NLRB Could Adopt Many Proposed Changes in PRO Act

?The Protecting the Right to Organize (PRO) Act has little chance of being passed by Congress this year, but the National Labor Relations Board (NLRB) still has the power to adopt many of the legislation’s proposed changes.

If enacted, the bill would “skew the amended laws drastically in favor of organized labor,” said James Redeker, an attorney with Duane Morris in Philadelphia.

However, the bill “is not going to pass” for the time being, said Michael Lotito, an attorney with Littler in San Francisco. He explained, “While it passed the House twice when under a Democratic majority, it would not pass now under Republican leadership. Nor would it pass the Senate given filibuster rules.”

Moreover, several Democratic senators would likely oppose the PRO Act, Lotito said.

Provisions that the NLRB Could Advance

Still, there are numerous PRO Act provisions that the NLRB has the power to implement, Redeker said.

Some of the proposed changes would:

  • Prohibit employers from hiring permanent replacements for strikers.
  • Bar employers from engaging in “offensive lockouts”—locking employees out before an impasse in bargaining for the purpose of putting pressure on the employees to agree to the employer’s positions on issues.
  • Prohibit captive audience” speeches and conversations.
  • Ban employers from declaring an impasse in bargaining an initial contract and then implementing new terms and conditions of employment.
  • Prohibit employers from unilaterally withdrawing recognition of a union based on evidence of a lack of majority support.
  • Prohibit agreements with employees that bar participation in a class action relating to employment. The NLRB could also prohibit using coercion to obtain such an agreement and retaliating against or threatening an employee who refuses to enter into such an agreement.
  • Require employers to post for all employees and provide new employees with a notice of employee rights under Section 7 of the National Labor Relations Act.
  • Permit electronic voting in representation elections.
  • Streamline election procedures.

In addition, Redeker said the board might decide that if a union loses an election and the NLRB determines the employer committed an unfair labor practice or otherwise interfered with the election, the burden shifts to the employer to prove the conduct did not interfere with the election—a difficult showing. Failing that proof, if a majority of the employees signed authorization cards during the period beginning one year before the election and the date the board determines there has been interference, the employer might be required to recognize and deal with the union.

However, David Pryzbylski, an attorney with Barnes & Thornburg in Indianapolis, said that NLRB General Counsel Jennifer Abruzzo may not have enough cases to overturn many labor law precedents she is seeking to undo.

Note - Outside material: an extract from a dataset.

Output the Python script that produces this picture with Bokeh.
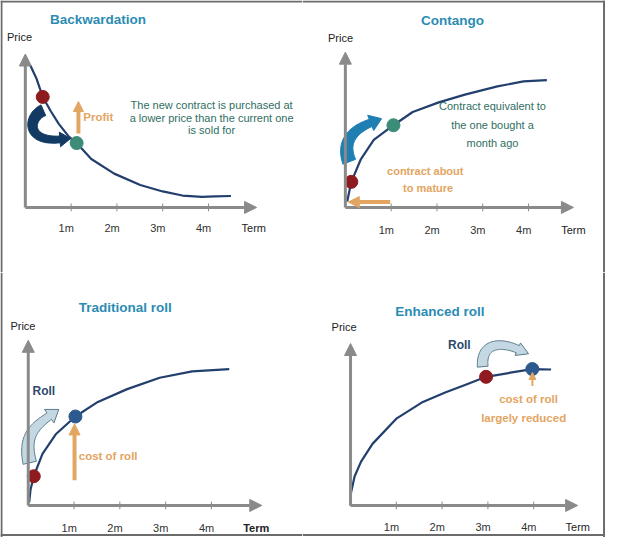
import numpy as np
from bokeh.plotting import figure
from bokeh.layouts import column, row
from bokeh.models import Arrow, NormalHead, Span, Range1d
from bokeh.core.properties import value
from bokeh.embed import file_html
from bokeh.resources import INLINE

# ---------------- data ----------------
tick_months = [1, 2, 3, 4]
tick_labels = ["1m", "2m", "3m", "4m"]

back_term = [0.11, 0.24, 0.38, 0.56, 0.73, 0.95, 1.12, 1.44, 1.94, 2.51, 3.00, 3.43, 3.86, 4.14, 4.49]
back_price = [3.11, 2.83, 2.42, 2.10, 1.83, 1.55, 1.41, 1.06, 0.74, 0.49, 0.35, 0.26, 0.23, 0.24, 0.25]
back_dot_term = [0.38, 1.12]
back_dot_price = [2.42, 1.41]

cont_term = [0.04, 0.13, 0.34, 0.62, 1.05, 1.47, 2.04, 2.61, 3.32, 3.89, 4.40]
cont_price = [0.13, 0.56, 1.06, 1.48, 1.80, 2.09, 2.30, 2.47, 2.65, 2.76, 2.79]
cont_dot_term = [0.13, 1.05]
cont_dot_price = [0.56, 1.80]

trad_term = [0.02, 0.05, 0.12, 0.31, 0.60, 1.03, 1.52, 2.16, 2.87, 3.58, 4.39]
trad_price = [0.07, 0.35, 0.64, 1.13, 1.56, 1.95, 2.27, 2.55, 2.80, 2.94, 2.99]
trad_dot_term = [0.12, 1.03]
trad_dot_price = [0.64, 1.95]

enh_term = [0.00, 0.01, 0.09, 0.23, 0.48, 1.01, 1.58, 2.08, 2.50, 2.96, 3.49, 3.97, 4.38]
enh_price = [0.00, 0.28, 0.64, 0.96, 1.35, 1.91, 2.27, 2.48, 2.64, 2.82, 2.91, 2.99, 2.98]
enh_dot_term = [2.96, 3.97]
enh_dot_price = [2.82, 2.99]

# ---------------- style ----------------
FONT = "Liberation Sans"
S = 47.0  # reference pixels per unit on both axes
AXIS = "#8a8a8a"
CURVE = "#233f6e"
TITLE = "#2b8cb3"
ORANGE = "#e3a562"
TEAL = "#2f6e62"
NAVY = "#2c4a6b"
RED = "#8e1b1f"
GREEN = "#3d8b79"
BLUE = "#2d5a8e"
BORDER = "#6b6b6b"


def make_panel(left, top, right, bottom, ox, oy, W, H):
    p = figure(width=W, height=H,
               x_range=Range1d((left - ox) / S, (right - ox) / S),
               y_range=Range1d((oy - bottom) / S, (oy - top) / S),
               x_axis_type=None, y_axis_type=None, toolbar_location=None,
               output_backend="svg", min_border=0, outline_line_color=None,
               background_fill_color="white", border_fill_color="white")

    def d(px, py):
        return (px - ox) / S, (oy - py) / S
    return p, d


def txt(p, d, px, py, s, size, color, bold=False, align="center"):
    x, y = d(px, py)
    p.text(x=[x], y=[y], text=[s], text_font=value(FONT), text_font_size=f"{size}px",
           text_color=color, text_font_style="bold" if bold else "normal",
           text_align=align, text_baseline="middle")


def axes(p, d, xtip, ytip, price_xy, term_xy, lab_dy, term_bold=False):
    p.add_layout(Arrow(end=NormalHead(size=12, fill_color=AXIS, line_color=AXIS),
                       x_start=0, y_start=0, x_end=0, y_end=ytip,
                       line_color=AXIS, line_width=3))
    p.add_layout(Arrow(end=NormalHead(size=12, fill_color=AXIS, line_color=AXIS),
                       x_start=0, y_start=0, x_end=xtip, y_end=0,
                       line_color=AXIS, line_width=3))
    p.segment(x0=tick_months, y0=[-4 / S] * 4, x1=tick_months, y1=[4 / S] * 4,
              line_color=AXIS, line_width=1)
    p.text(x=[m - 5 / S for m in tick_months], y=[-lab_dy / S] * 4, text=tick_labels,
           text_font=value(FONT), text_font_size="11px", text_color="#333333",
           text_align="center", text_baseline="middle")
    txt(p, d, price_xy[0], price_xy[1], "Price", 11, "#222222")
    txt(p, d, term_xy[0], term_xy[1], "Term", 11, "#222222", bold=term_bold)


def curve(p, xs, ys, dx, dy, dot_colors):
    p.line(xs, ys, line_color=CURVE, line_width=2.2, line_join="round")
    p.scatter(dx, dy, marker="circle", size=13, fill_color=dot_colors,
              line_color=dot_colors, line_width=1)


def block_arrow(p, P, w0, w1, hw, hl, fill, line, lw=1.0):
    P = np.array(P, dtype=float)
    t = np.linspace(0, 1, 40)[:, None]
    B = ((1 - t) ** 3) * P[0] + 3 * ((1 - t) ** 2) * t * P[1] + 3 * (1 - t) * t ** 2 * P[2] + t ** 3 * P[3]
    dB = 3 * ((1 - t) ** 2) * (P[1] - P[0]) + 6 * (1 - t) * t * (P[2] - P[1]) + 3 * t ** 2 * (P[3] - P[2])
    T = dB / np.linalg.norm(dB, axis=1)[:, None]
    N = np.column_stack([-T[:, 1], T[:, 0]])
    w = (w0 + (w1 - w0) * t) / 2 / S
    L = B + N * w
    R = B - N * w
    e, Te, Ne = B[-1], T[-1], N[-1]
    head = [e + Ne * hw / 2 / S, e + Te * hl / S, e - Ne * hw / 2 / S]
    xs = list(L[:, 0]) + [h[0] for h in head] + list(R[::-1, 0])
    ys = list(L[:, 1]) + [h[1] for h in head] + list(R[::-1, 1])
    p.patch(xs, ys, fill_color=fill, line_color=line, line_width=lw)


def straight_arrow(p, d, a, b, color, width, size):
    x0, y0 = d(*a)
    x1, y1 = d(*b)
    p.add_layout(Arrow(end=NormalHead(size=size, fill_color=color, line_color=color),
                       x_start=x0, y_start=y0, x_end=x1, y_end=y1,
                       line_color=color, line_width=width))


def border(p, d, sides):
    for s, ref in sides:
        if s in ("left", "right"):
            p.add_layout(Span(location=d(ref, 0)[0], dimension="height", line_color=BORDER, line_width=2))
        else:
            p.add_layout(Span(location=d(0, ref)[1], dimension="width", line_color=BORDER, line_width=2))


# ---------------- panel 1: Backwardation ----------------
p1, d1 = make_panel(0, 0, 310, 280, 25.5, 213, 302, 272)
axes(p1, d1, 5.05, 3.36, (19.5, 38), (260, 234), 21)
block_arrow(p1, [d1(44, 113), d1(28, 120), d1(26, 146), d1(61, 143)],
            12, 7, 15, 11, "#133a63", "#133a63")
curve(p1, back_term, back_price, back_dot_term, back_dot_price, [RED, GREEN])
straight_arrow(p1, d1, (80, 137), (80, 104), ORANGE, 4, 10)
txt(p1, d1, 100, 20, "Backwardation", 13.5, TITLE, bold=True)
txt(p1, d1, 85, 120, "Profit", 11.5, ORANGE, bold=True, align="left")
for yy, line_ in zip([108, 120.5, 133], ["The new contract is purchased at",
                                          "a lower price than the current one",
                                          "is sold for"]):
    txt(p1, d1, 216.7, yy, line_, 11, TEAL)
border(p1, d1, [("left", 1), ("top", 1)])

# ---------------- panel 2: Contango ----------------
p2, d2 = make_panel(310, 0, 621, 280, 354, 213, 303, 272)
axes(p2, d2, 4.98, 3.40, (349, 39), (588, 236.5), 23)
block_arrow(p2, [d2(358, 166), d2(350, 145), d2(362, 133), d2(380, 126)],
            14, 8, 17, 12, "#1f7fb2", "#1f7fb2")
curve(p2, cont_term, cont_price, cont_dot_term, cont_dot_price, [RED, GREEN])
straight_arrow(p2, d2, (400, 207.5), (357, 207.5), ORANGE, 4, 11)
txt(p2, d2, 464, 21, "Contango", 13.5, TITLE, bold=True)
for yy, line_ in zip([108.3, 128.3, 146.7], ["Contract equivalent to", "the one bought a", "month ago"]):
    txt(p2, d2, 505, yy, line_, 11, TEAL)
txt(p2, d2, 436, 175, "contract about", 11, ORANGE, bold=True)
txt(p2, d2, 439, 193.3, "to mature", 11, ORANGE, bold=True)
border(p2, d2, [("top", 1), ("right", 619.5)])

# ---------------- panel 3: Traditional roll ----------------
p3, d3 = make_panel(0, 280, 310, 553, 28.5, 520, 302, 265)
axes(p3, d3, 5.10, 3.62, (23, 335), (262.5, 543), 23, term_bold=True)
block_arrow(p3, [d3(30, 476), d3(24, 450), d3(33, 440), d3(50, 428)],
            14, 8, 17, 12, "#c3d8e3", "#5d7a8a")
curve(p3, trad_term, trad_price, trad_dot_term, trad_dot_price, [RED, BLUE])
straight_arrow(p3, d3, (76, 494), (76, 436), ORANGE, 4, 11)
txt(p3, d3, 128, 316, "Traditional roll", 13.5, TITLE, bold=True)
txt(p3, d3, 44.5, 402, "Roll", 12, NAVY, bold=True)
txt(p3, d3, 110.5, 469, "cost of roll", 11.5, ORANGE, bold=True)
border(p3, d3, [("left", 1), ("bottom", 550.5)])

# ---------------- panel 4: Enhanced roll ----------------
p4, d4 = make_panel(310, 280, 621, 553, 359.3, 520, 303, 265)
axes(p4, d4, 4.96, 3.55, (352.7, 335.7), (592.5, 542), 22)
block_arrow(p4, [d4(495, 377), d4(493, 355), d4(510, 350), d4(531, 359)],
            11, 8, 14, 12, "#c3d8e3", "#5d7a8a")
curve(p4, enh_term, enh_price, enh_dot_term, enh_dot_price, [RED, BLUE])
straight_arrow(p4, d4, (546, 397), (546, 383), ORANGE, 2, 7)
txt(p4, d4, 451, 320, "Enhanced roll", 13.5, TITLE, bold=True)
txt(p4, d4, 471, 355, "Roll", 12, NAVY, bold=True)
txt(p4, d4, 542, 410, "cost of roll", 11.5, ORANGE, bold=True)
txt(p4, d4, 537, 430, "largely reduced", 11.5, ORANGE, bold=True)
border(p4, d4, [("right", 619.5), ("bottom", 550.5)])

layout = column(row(p1, p2), row(p3, p4))
open("out.html", "w").write(file_html(layout, INLINE))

Moreover, if the NLRB acts, its decisions might be changed by a subsequent board, resulting in a “Ping-Pong game” of rulings, Redeker noted.

Unions have tried to achieve many of the PRO Act’s provisions through NLRB decisions over the years, said Phillip Wilson, president and general counsel with the Labor Relations Institute in Broken Arrow, Okla.

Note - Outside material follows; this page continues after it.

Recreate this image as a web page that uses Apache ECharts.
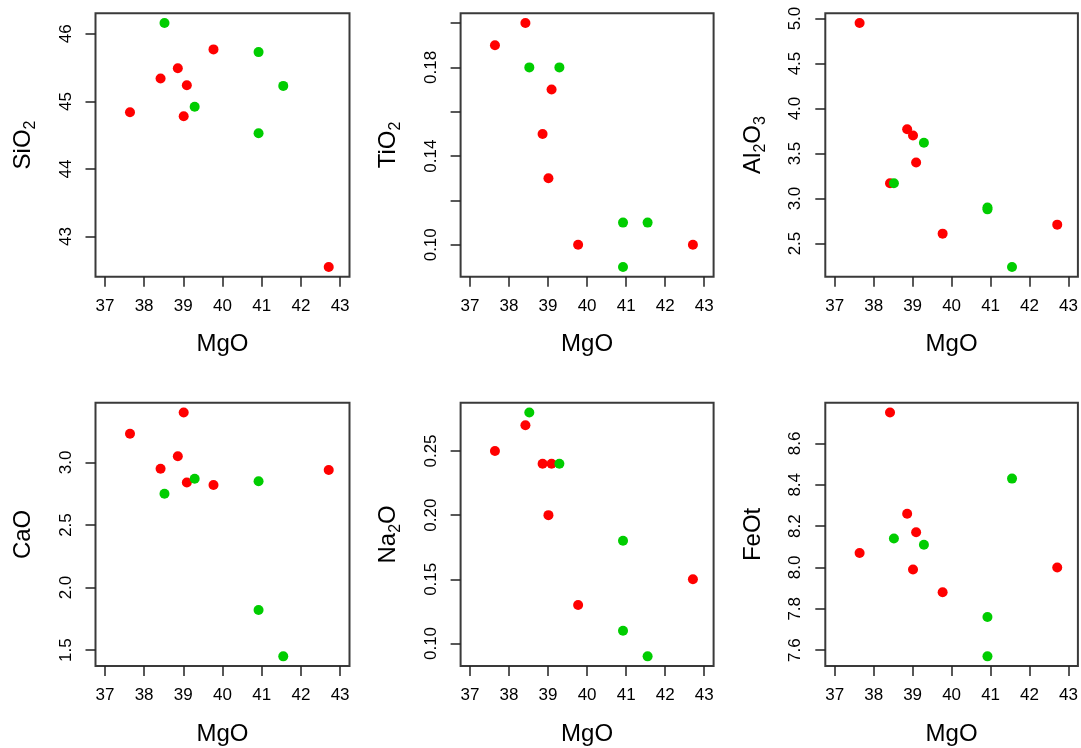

“Many of these changes will likely be overruled by circuit courts because they are so out of step with the National Labor Relations Act,” he added. “That’s why they are trying to rewrite the statute with these provisions.”

Keeping an Eye on the Legislation

John Ring, an attorney with Morgan Lewis in Washington, D.C., and former NLRB chairman, said the PRO Act “is worth watching carefully,” even though it is unlikely to pass soon.

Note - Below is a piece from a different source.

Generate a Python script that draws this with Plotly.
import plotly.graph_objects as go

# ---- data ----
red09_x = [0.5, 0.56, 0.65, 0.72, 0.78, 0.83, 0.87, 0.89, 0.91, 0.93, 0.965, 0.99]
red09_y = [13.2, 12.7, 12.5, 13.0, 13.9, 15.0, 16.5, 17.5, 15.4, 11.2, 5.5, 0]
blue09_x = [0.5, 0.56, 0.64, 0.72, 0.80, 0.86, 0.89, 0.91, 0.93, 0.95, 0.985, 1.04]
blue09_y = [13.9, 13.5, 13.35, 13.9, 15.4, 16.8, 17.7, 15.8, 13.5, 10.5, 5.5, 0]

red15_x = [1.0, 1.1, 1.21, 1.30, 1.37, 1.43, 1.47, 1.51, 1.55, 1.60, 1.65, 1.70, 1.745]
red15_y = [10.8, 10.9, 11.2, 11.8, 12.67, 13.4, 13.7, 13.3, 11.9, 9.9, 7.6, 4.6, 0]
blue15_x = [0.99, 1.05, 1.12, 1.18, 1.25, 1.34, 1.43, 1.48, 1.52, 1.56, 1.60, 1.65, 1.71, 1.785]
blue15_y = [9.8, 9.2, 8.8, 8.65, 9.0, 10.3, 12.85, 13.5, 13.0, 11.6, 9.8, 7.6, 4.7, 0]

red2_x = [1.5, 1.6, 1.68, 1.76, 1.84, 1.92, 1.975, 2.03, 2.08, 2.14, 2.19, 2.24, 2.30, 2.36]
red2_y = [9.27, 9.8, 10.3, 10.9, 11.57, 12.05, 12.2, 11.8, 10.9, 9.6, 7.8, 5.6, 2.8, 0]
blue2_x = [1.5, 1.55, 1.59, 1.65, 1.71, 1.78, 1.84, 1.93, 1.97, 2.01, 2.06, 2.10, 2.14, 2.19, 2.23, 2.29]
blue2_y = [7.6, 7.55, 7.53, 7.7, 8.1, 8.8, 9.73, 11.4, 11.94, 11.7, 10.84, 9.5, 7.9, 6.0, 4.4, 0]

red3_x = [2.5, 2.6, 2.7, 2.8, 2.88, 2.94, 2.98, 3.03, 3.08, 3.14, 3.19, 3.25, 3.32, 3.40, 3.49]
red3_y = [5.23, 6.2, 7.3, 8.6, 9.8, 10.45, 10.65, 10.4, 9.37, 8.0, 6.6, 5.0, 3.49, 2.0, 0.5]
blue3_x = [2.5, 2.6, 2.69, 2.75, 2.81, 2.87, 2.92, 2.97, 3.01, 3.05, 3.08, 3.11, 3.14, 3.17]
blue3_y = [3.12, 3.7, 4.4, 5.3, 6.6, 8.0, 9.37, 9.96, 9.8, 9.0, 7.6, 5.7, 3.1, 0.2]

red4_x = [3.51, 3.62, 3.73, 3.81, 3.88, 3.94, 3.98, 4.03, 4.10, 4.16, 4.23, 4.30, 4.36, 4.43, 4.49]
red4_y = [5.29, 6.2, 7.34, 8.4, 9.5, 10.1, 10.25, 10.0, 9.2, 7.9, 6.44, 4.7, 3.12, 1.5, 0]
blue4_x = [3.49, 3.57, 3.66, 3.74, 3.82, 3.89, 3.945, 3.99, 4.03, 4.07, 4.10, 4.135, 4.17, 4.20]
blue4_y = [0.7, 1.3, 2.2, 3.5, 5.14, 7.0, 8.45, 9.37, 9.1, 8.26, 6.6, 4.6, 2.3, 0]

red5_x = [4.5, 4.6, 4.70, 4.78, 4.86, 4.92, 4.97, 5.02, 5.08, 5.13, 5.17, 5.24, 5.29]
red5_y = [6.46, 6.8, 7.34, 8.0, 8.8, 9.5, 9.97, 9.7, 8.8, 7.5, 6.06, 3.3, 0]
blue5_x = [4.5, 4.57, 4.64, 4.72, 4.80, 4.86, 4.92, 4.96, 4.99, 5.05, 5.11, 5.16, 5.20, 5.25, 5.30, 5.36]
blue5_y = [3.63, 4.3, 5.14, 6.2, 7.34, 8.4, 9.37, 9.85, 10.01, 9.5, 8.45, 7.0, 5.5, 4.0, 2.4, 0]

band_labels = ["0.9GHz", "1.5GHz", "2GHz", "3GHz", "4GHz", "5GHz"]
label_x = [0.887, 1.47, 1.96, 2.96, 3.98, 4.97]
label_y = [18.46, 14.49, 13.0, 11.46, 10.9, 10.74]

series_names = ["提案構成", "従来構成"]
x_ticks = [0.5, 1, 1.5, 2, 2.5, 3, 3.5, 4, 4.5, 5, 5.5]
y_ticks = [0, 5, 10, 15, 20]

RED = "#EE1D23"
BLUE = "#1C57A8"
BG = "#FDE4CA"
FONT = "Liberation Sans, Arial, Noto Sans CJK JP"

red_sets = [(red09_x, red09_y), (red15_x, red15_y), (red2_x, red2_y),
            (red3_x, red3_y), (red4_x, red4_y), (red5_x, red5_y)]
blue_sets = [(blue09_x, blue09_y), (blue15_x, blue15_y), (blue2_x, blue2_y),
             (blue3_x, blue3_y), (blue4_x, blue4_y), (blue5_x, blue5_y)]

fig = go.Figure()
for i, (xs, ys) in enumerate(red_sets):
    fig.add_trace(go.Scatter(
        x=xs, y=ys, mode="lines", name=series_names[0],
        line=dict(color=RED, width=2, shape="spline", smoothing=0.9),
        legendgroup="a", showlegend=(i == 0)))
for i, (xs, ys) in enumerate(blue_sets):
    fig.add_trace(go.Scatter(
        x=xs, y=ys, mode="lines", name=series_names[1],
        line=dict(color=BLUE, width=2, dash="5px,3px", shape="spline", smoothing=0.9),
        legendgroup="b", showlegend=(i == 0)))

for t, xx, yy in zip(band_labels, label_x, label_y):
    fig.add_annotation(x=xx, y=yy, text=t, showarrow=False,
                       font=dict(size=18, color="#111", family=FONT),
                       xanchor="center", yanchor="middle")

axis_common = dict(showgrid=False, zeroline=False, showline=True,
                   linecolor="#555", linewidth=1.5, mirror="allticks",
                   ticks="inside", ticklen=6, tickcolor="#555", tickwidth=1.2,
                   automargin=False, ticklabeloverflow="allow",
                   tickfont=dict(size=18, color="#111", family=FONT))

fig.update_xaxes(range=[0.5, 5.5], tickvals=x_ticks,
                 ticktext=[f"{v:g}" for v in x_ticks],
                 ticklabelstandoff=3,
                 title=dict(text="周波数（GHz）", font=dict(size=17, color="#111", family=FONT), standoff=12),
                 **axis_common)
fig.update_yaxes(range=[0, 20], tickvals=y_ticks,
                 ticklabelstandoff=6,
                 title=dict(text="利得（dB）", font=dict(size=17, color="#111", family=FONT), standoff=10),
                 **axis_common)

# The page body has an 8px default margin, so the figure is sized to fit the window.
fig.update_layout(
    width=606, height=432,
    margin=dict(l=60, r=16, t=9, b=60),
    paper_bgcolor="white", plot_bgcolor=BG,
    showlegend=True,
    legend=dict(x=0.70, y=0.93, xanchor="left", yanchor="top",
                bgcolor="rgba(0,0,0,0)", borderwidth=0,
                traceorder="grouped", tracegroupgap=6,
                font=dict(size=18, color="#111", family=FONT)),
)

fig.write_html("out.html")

“Many of the dynamics and trends that created the desire for certain reforms continue to accelerate,” Ring said. “With a changing economy, a tight labor market and increased employee activism, the push for labor law reform has been on the front burner.”

He said the PRO Act would change much of established labor law, noting several provisions that would:

  • Eliminate the guaranteed right of employees to a secret vote on whether to unionize and replace this right with a card-check system or mandatory employee recognition upon union demand.
  • Require employees to pay union dues or risk losing their jobs, regardless of whether they want to be union members.
  • Take away employers’ right to communicate with employees about unionization and their views about having a union in the workplace.
  • Allow unions more avenues to engage in picketing, including secondary boycotts against employers’ customers and contractors.
  • Impose first-labor contracts if an employer and union are unable to reach an agreement within a set time period.
  • Change the standards for independent contractor status and joint employers to make it easier for workers to be considered employees and designate more joint employers, which would especially affect the gig economy and the franchise model.

“The NLRB’s authority to take much of this action is questionable without a change in the law by Congress,” Ring said. “However, the NLRB has in the past taken actions in the absence of legislation and, while courts ultimately concluded that the board lacked the authority, employers were forced to deal with the uncertainty and litigation until the matters were finally resolved.”

Carrie Hoffman, an attorney with Foley & Lardner in Dallas, said the PRO Act also would:

  • Increase remedies for violations of workers’ rights.
  • Require increased transparency in labor relations.
  • Abolish right-to-work laws.

Ultimately, if enacted, the PRO Act “would upend labor relations in many areas,” Pryzbylski said. “It would cause virtually all private-sector companies to rethink their labor relations strategies.”